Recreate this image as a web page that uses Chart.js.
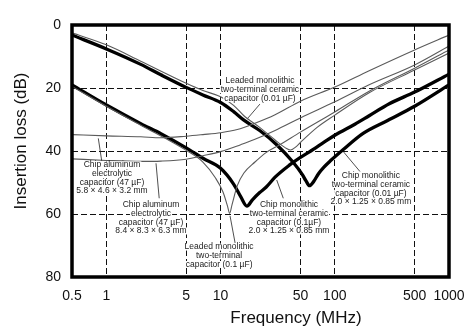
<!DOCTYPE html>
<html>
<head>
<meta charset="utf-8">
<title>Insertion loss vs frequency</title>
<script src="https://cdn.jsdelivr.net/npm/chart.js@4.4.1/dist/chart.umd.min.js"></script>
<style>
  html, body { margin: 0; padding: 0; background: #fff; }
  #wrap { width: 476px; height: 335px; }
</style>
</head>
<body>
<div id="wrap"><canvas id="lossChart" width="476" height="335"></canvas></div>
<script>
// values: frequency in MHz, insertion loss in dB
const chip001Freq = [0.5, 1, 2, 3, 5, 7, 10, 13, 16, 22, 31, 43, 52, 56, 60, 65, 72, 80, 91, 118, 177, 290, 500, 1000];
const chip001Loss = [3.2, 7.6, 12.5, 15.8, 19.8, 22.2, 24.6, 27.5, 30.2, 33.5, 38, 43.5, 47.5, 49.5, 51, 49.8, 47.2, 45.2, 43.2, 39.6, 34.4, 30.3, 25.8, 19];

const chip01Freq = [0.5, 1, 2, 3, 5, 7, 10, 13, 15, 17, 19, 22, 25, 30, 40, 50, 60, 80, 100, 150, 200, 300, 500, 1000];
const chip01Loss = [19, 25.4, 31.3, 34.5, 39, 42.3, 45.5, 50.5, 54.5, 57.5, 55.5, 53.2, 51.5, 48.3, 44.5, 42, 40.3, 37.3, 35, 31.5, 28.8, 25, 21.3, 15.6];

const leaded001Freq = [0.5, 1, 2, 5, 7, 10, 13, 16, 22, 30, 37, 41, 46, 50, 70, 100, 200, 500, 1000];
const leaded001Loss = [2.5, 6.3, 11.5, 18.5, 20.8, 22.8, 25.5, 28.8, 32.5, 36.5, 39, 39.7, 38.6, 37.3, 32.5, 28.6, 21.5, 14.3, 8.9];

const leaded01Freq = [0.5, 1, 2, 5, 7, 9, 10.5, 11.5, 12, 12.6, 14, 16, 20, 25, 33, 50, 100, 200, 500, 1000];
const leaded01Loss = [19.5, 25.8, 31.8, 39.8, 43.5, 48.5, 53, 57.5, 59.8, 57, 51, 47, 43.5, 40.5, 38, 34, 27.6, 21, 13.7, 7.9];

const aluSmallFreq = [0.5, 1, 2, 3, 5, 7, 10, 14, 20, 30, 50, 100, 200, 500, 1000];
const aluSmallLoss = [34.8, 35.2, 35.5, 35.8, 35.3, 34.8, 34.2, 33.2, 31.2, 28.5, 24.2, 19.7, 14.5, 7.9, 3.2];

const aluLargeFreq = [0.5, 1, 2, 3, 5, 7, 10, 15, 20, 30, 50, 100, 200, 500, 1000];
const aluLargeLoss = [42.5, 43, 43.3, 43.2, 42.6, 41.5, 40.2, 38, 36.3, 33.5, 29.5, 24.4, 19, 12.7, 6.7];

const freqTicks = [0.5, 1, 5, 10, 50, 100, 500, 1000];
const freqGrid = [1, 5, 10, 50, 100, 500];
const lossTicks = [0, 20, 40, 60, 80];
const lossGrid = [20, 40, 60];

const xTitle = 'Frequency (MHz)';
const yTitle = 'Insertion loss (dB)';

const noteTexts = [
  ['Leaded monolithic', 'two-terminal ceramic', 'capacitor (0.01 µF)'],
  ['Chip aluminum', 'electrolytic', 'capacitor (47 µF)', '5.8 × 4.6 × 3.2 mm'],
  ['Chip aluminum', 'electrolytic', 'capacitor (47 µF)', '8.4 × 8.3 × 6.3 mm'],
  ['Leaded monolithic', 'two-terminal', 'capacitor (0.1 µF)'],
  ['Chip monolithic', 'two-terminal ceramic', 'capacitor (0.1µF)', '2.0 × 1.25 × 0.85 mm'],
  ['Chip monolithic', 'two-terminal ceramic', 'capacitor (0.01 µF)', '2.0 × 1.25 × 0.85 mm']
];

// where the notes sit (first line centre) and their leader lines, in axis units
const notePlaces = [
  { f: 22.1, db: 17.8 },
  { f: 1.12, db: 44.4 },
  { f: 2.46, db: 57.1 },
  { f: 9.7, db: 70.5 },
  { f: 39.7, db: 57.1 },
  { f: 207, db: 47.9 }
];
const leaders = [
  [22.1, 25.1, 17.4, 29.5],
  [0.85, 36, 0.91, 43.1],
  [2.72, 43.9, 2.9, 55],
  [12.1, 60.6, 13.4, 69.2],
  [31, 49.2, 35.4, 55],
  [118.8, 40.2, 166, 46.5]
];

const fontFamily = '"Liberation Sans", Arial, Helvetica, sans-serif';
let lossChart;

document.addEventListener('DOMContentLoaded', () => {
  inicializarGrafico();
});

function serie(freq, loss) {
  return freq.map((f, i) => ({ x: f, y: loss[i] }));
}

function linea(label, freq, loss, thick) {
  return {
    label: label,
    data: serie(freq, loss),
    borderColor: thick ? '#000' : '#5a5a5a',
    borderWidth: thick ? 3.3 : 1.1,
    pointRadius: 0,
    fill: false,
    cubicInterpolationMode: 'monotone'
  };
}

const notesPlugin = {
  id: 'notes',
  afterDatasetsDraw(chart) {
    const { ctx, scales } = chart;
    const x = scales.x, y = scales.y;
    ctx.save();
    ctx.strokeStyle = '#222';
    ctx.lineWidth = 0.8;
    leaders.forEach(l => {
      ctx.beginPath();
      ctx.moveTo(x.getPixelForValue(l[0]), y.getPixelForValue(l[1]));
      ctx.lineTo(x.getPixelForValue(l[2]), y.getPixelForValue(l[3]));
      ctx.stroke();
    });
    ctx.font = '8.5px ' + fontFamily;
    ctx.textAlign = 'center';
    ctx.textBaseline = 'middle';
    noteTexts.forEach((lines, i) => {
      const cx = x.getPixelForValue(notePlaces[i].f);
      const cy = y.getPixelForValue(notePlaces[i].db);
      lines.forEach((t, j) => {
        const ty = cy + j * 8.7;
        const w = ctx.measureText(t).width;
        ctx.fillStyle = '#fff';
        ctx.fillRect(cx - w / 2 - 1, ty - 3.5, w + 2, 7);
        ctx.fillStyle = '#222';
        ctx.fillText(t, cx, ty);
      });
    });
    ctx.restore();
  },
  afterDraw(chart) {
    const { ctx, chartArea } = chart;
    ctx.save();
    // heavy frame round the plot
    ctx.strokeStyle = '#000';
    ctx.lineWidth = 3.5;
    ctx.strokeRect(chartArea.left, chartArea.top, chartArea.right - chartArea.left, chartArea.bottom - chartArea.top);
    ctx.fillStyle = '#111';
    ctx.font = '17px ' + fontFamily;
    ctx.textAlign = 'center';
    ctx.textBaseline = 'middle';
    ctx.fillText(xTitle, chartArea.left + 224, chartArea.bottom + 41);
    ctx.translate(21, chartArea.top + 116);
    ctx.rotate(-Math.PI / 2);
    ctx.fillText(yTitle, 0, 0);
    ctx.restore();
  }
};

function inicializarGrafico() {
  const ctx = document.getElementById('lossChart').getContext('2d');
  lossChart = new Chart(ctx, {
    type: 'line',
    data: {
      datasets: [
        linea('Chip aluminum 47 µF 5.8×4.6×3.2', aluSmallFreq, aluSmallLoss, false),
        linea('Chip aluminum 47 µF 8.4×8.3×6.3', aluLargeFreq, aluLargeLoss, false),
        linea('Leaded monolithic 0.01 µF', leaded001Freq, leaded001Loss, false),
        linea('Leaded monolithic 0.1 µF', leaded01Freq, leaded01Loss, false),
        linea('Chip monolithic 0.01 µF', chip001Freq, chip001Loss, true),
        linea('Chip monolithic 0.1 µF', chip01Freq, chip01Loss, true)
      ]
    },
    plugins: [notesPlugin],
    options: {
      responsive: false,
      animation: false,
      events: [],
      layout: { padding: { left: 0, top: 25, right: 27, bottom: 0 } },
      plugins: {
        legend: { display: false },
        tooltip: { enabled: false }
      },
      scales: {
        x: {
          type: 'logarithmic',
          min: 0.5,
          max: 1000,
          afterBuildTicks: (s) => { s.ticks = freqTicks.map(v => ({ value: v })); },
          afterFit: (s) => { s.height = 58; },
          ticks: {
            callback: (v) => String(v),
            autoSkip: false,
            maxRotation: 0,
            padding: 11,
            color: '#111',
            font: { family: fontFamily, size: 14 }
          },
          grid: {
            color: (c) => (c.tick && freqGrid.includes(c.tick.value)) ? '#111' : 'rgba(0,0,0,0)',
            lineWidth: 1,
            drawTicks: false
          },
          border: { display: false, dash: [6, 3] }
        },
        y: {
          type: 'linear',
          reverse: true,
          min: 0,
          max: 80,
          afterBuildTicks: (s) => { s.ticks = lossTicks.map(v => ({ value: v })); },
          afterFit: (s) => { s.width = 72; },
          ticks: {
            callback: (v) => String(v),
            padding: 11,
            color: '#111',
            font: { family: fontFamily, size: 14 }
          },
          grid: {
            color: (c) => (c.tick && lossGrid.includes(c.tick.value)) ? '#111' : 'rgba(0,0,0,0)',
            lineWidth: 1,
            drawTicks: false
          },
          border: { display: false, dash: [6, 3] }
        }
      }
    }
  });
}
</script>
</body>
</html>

——

Exercise
Look at the listing and set down only the lines from its start through the line with "25, 21.3, 15.6];", word for word and without pictures.

Reply
Recreate this image as a web page that uses Chart.js.
<!DOCTYPE html>
<html>
<head>
<meta charset="utf-8">
<title>Insertion loss vs frequency</title>
<script src="https://cdn.jsdelivr.net/npm/chart.js@4.4.1/dist/chart.umd.min.js"></script>
<style>
  html, body { margin: 0; padding: 0; background: #fff; }
  #wrap { width: 476px; height: 335px; }
</style>
</head>
<body>
<div id="wrap"><canvas id="lossChart" width="476" height="335"></canvas></div>
<script>
// values: frequency in MHz, insertion loss in dB
const chip001Freq = [0.5, 1, 2, 3, 5, 7, 10, 13, 16, 22, 31, 43, 52, 56, 60, 65, 72, 80, 91, 118, 177, 290, 500, 1000];
const chip001Loss = [3.2, 7.6, 12.5, 15.8, 19.8, 22.2, 24.6, 27.5, 30.2, 33.5, 38, 43.5, 47.5, 49.5, 51, 49.8, 47.2, 45.2, 43.2, 39.6, 34.4, 30.3, 25.8, 19];

const chip01Freq = [0.5, 1, 2, 3, 5, 7, 10, 13, 15, 17, 19, 22, 25, 30, 40, 50, 60, 80, 100, 150, 200, 300, 500, 1000];
const chip01Loss = [19, 25.4, 31.3, 34.5, 39, 42.3, 45.5, 50.5, 54.5, 57.5, 55.5, 53.2, 51.5, 48.3, 44.5, 42, 40.3, 37.3, 35, 31.5, 28.8, 25, 21.3, 15.6];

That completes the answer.